EXERCISE DIRECTIONS
Repeat the listing word for word. No pictures belong in the copy.

RECORDED INFORMATION
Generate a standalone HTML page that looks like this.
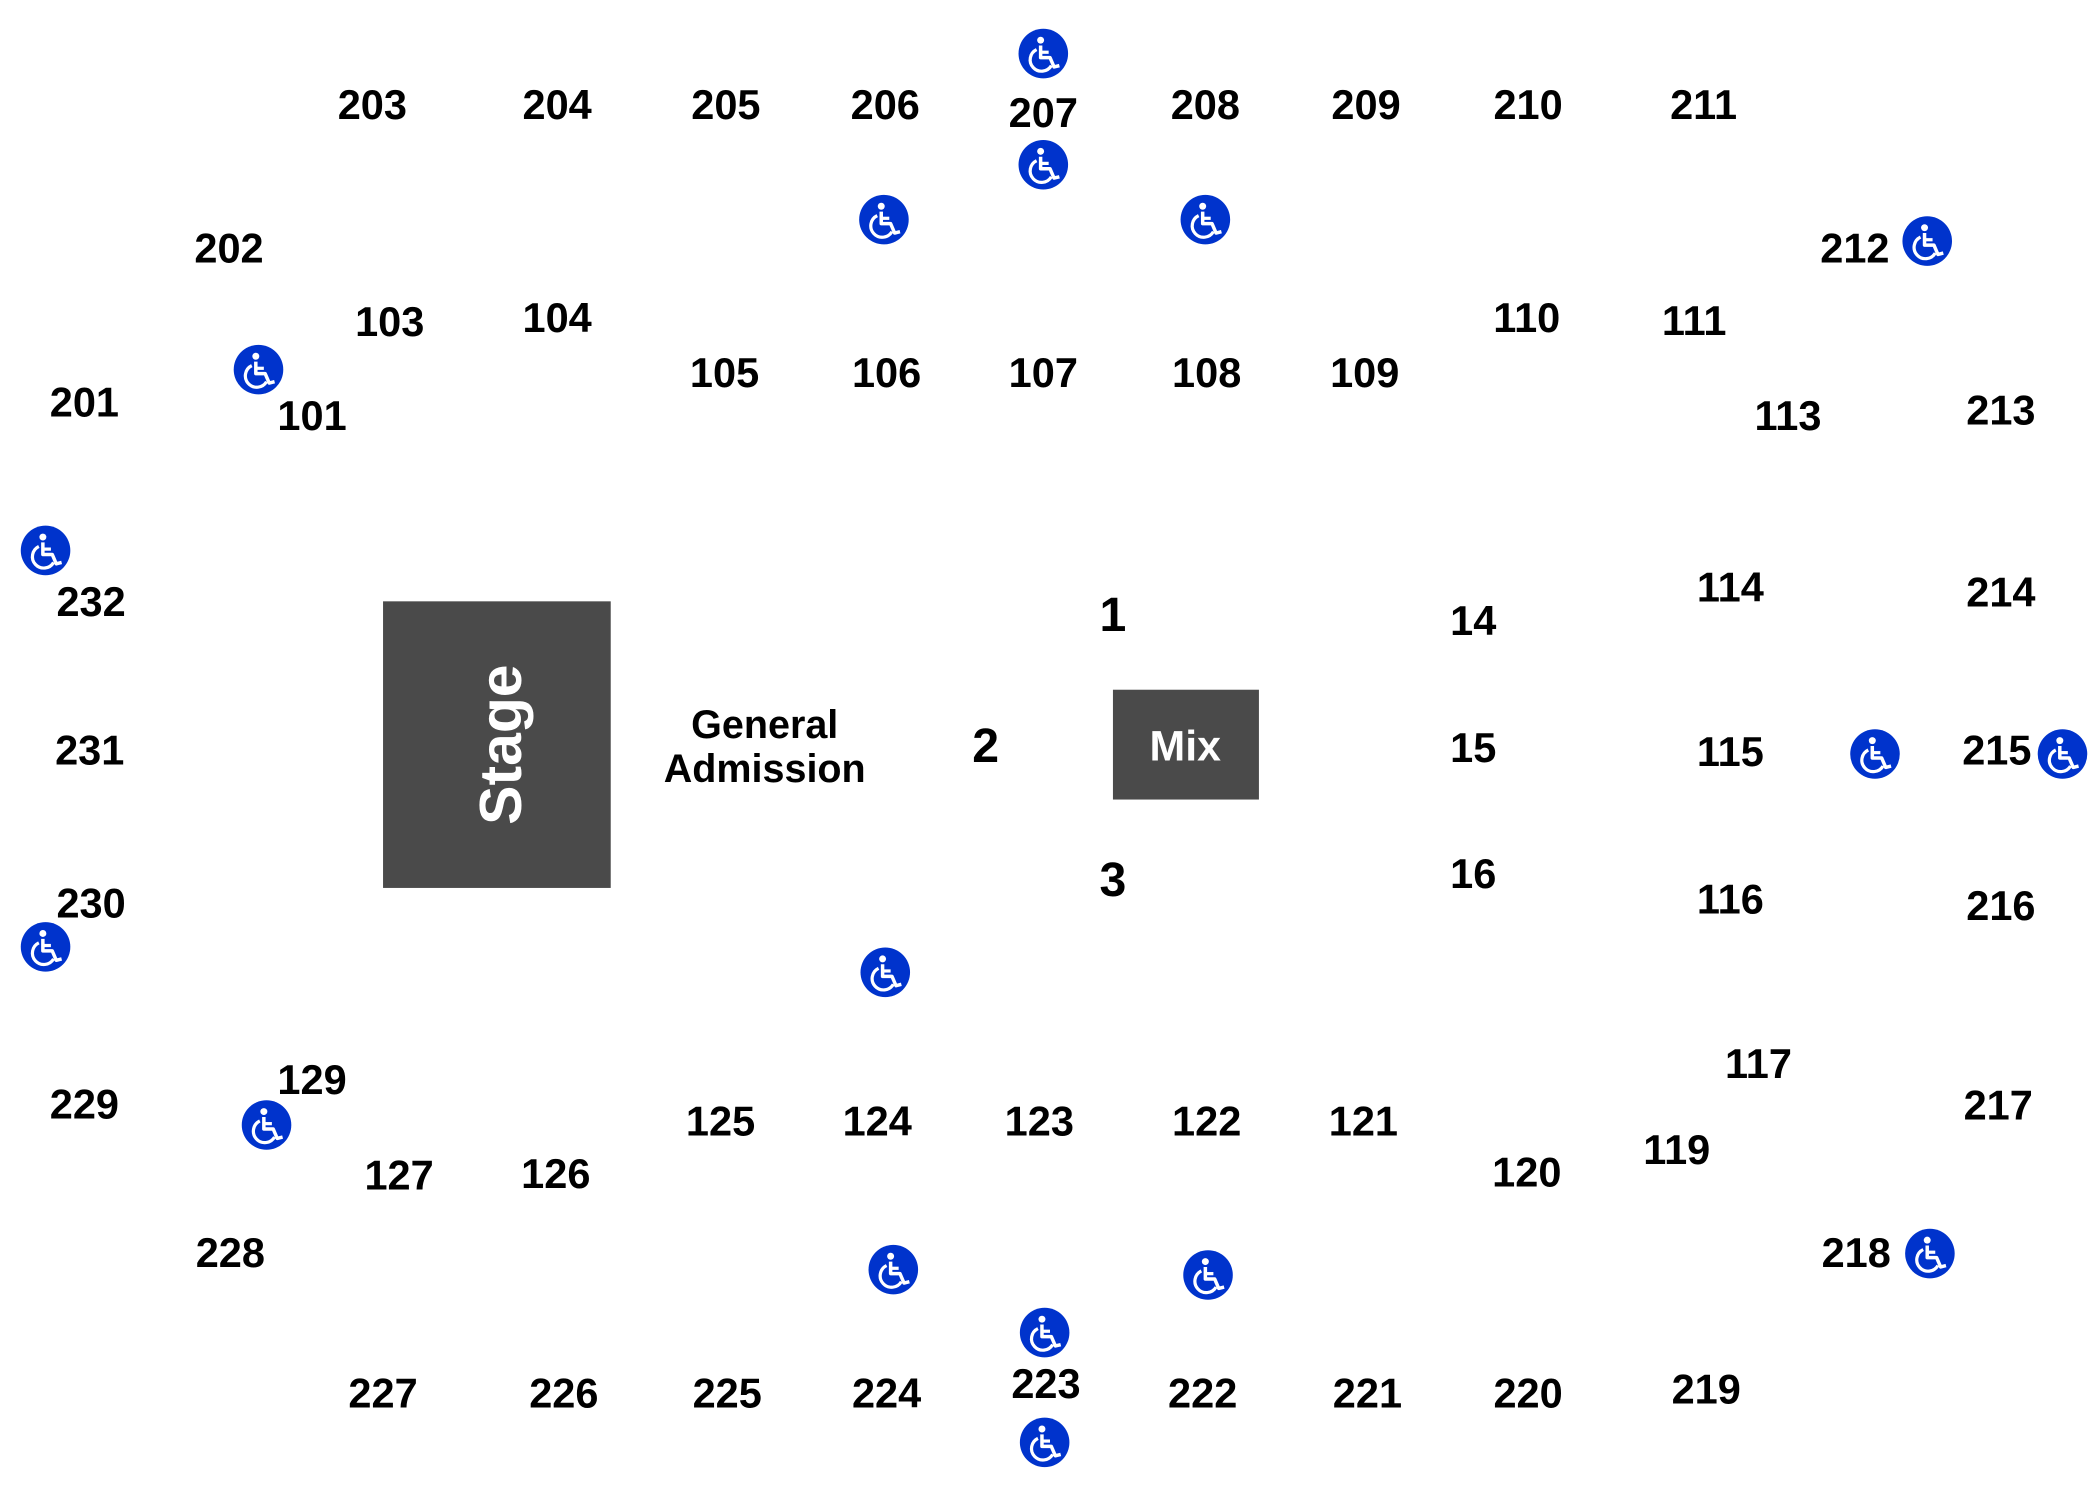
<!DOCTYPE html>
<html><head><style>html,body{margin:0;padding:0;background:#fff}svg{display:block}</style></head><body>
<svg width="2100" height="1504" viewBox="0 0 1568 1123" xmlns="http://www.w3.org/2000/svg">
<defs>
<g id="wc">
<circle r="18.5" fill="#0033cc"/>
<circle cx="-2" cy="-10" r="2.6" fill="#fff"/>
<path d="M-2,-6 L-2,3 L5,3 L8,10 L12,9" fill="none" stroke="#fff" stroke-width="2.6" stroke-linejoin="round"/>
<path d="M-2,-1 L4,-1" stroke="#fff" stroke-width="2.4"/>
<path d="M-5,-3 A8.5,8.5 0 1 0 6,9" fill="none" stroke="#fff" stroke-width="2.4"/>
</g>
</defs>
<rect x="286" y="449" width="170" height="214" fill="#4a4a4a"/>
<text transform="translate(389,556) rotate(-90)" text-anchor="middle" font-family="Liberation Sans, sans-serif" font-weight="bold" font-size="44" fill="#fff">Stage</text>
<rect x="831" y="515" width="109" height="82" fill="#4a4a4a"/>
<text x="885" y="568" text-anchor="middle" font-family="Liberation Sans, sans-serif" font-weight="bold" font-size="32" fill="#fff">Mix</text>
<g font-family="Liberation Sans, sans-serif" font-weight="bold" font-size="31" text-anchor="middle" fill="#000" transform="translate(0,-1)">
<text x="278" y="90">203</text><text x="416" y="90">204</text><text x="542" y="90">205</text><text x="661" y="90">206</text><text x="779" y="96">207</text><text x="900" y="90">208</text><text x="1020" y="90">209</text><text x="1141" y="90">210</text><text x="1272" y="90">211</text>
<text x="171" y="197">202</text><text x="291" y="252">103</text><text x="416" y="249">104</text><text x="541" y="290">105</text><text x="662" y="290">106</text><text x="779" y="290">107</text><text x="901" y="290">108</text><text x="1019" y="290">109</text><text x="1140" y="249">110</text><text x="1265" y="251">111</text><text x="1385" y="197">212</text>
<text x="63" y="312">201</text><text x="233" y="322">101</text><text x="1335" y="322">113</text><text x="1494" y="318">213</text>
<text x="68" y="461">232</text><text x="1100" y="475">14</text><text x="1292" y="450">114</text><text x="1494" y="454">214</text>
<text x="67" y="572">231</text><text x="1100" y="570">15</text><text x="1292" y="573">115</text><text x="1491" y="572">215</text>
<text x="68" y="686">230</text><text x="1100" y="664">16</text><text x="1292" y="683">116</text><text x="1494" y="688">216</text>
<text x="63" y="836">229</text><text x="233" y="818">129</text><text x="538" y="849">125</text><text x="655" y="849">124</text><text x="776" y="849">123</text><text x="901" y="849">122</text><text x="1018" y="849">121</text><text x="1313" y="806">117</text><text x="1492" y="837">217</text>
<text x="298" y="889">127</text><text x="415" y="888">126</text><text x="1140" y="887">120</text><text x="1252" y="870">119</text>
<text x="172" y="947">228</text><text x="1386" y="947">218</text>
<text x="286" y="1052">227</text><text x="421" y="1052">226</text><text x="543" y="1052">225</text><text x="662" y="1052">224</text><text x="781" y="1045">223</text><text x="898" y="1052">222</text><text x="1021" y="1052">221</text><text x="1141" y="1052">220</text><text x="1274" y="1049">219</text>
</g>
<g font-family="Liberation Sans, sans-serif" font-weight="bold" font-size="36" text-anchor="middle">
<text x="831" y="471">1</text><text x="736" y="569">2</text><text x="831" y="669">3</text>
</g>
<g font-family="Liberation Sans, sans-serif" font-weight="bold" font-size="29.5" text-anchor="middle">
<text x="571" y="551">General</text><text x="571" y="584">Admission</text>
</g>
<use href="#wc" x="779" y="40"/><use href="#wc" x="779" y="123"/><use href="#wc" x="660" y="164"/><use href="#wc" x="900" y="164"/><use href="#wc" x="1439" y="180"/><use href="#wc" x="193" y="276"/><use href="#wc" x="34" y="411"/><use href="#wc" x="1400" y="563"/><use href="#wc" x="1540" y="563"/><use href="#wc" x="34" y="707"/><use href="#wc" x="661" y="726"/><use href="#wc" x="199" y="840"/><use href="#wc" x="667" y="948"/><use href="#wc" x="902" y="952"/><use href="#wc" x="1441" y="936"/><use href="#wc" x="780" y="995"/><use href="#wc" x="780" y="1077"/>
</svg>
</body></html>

FULL ANSWER
Generate a standalone HTML page that looks like this.
<!DOCTYPE html>
<html><head><style>html,body{margin:0;padding:0;background:#fff}svg{display:block}</style></head><body>
<svg width="2100" height="1504" viewBox="0 0 1568 1123" xmlns="http://www.w3.org/2000/svg">
<defs>
<g id="wc">
<circle r="18.5" fill="#0033cc"/>
<circle cx="-2" cy="-10" r="2.6" fill="#fff"/>
<path d="M-2,-6 L-2,3 L5,3 L8,10 L12,9" fill="none" stroke="#fff" stroke-width="2.6" stroke-linejoin="round"/>
<path d="M-2,-1 L4,-1" stroke="#fff" stroke-width="2.4"/>
<path d="M-5,-3 A8.5,8.5 0 1 0 6,9" fill="none" stroke="#fff" stroke-width="2.4"/>
</g>
</defs>
<rect x="286" y="449" width="170" height="214" fill="#4a4a4a"/>
<text transform="translate(389,556) rotate(-90)" text-anchor="middle" font-family="Liberation Sans, sans-serif" font-weight="bold" font-size="44" fill="#fff">Stage</text>
<rect x="831" y="515" width="109" height="82" fill="#4a4a4a"/>
<text x="885" y="568" text-anchor="middle" font-family="Liberation Sans, sans-serif" font-weight="bold" font-size="32" fill="#fff">Mix</text>
<g font-family="Liberation Sans, sans-serif" font-weight="bold" font-size="31" text-anchor="middle" fill="#000" transform="translate(0,-1)">
<text x="278" y="90">203</text><text x="416" y="90">204</text><text x="542" y="90">205</text><text x="661" y="90">206</text><text x="779" y="96">207</text><text x="900" y="90">208</text><text x="1020" y="90">209</text><text x="1141" y="90">210</text><text x="1272" y="90">211</text>
<text x="171" y="197">202</text><text x="291" y="252">103</text><text x="416" y="249">104</text><text x="541" y="290">105</text><text x="662" y="290">106</text><text x="779" y="290">107</text><text x="901" y="290">108</text><text x="1019" y="290">109</text><text x="1140" y="249">110</text><text x="1265" y="251">111</text><text x="1385" y="197">212</text>
<text x="63" y="312">201</text><text x="233" y="322">101</text><text x="1335" y="322">113</text><text x="1494" y="318">213</text>
<text x="68" y="461">232</text><text x="1100" y="475">14</text><text x="1292" y="450">114</text><text x="1494" y="454">214</text>
<text x="67" y="572">231</text><text x="1100" y="570">15</text><text x="1292" y="573">115</text><text x="1491" y="572">215</text>
<text x="68" y="686">230</text><text x="1100" y="664">16</text><text x="1292" y="683">116</text><text x="1494" y="688">216</text>
<text x="63" y="836">229</text><text x="233" y="818">129</text><text x="538" y="849">125</text><text x="655" y="849">124</text><text x="776" y="849">123</text><text x="901" y="849">122</text><text x="1018" y="849">121</text><text x="1313" y="806">117</text><text x="1492" y="837">217</text>
<text x="298" y="889">127</text><text x="415" y="888">126</text><text x="1140" y="887">120</text><text x="1252" y="870">119</text>
<text x="172" y="947">228</text><text x="1386" y="947">218</text>
<text x="286" y="1052">227</text><text x="421" y="1052">226</text><text x="543" y="1052">225</text><text x="662" y="1052">224</text><text x="781" y="1045">223</text><text x="898" y="1052">222</text><text x="1021" y="1052">221</text><text x="1141" y="1052">220</text><text x="1274" y="1049">219</text>
</g>
<g font-family="Liberation Sans, sans-serif" font-weight="bold" font-size="36" text-anchor="middle">
<text x="831" y="471">1</text><text x="736" y="569">2</text><text x="831" y="669">3</text>
</g>
<g font-family="Liberation Sans, sans-serif" font-weight="bold" font-size="29.5" text-anchor="middle">
<text x="571" y="551">General</text><text x="571" y="584">Admission</text>
</g>
<use href="#wc" x="779" y="40"/><use href="#wc" x="779" y="123"/><use href="#wc" x="660" y="164"/><use href="#wc" x="900" y="164"/><use href="#wc" x="1439" y="180"/><use href="#wc" x="193" y="276"/><use href="#wc" x="34" y="411"/><use href="#wc" x="1400" y="563"/><use href="#wc" x="1540" y="563"/><use href="#wc" x="34" y="707"/><use href="#wc" x="661" y="726"/><use href="#wc" x="199" y="840"/><use href="#wc" x="667" y="948"/><use href="#wc" x="902" y="952"/><use href="#wc" x="1441" y="936"/><use href="#wc" x="780" y="995"/><use href="#wc" x="780" y="1077"/>
</svg>
</body></html>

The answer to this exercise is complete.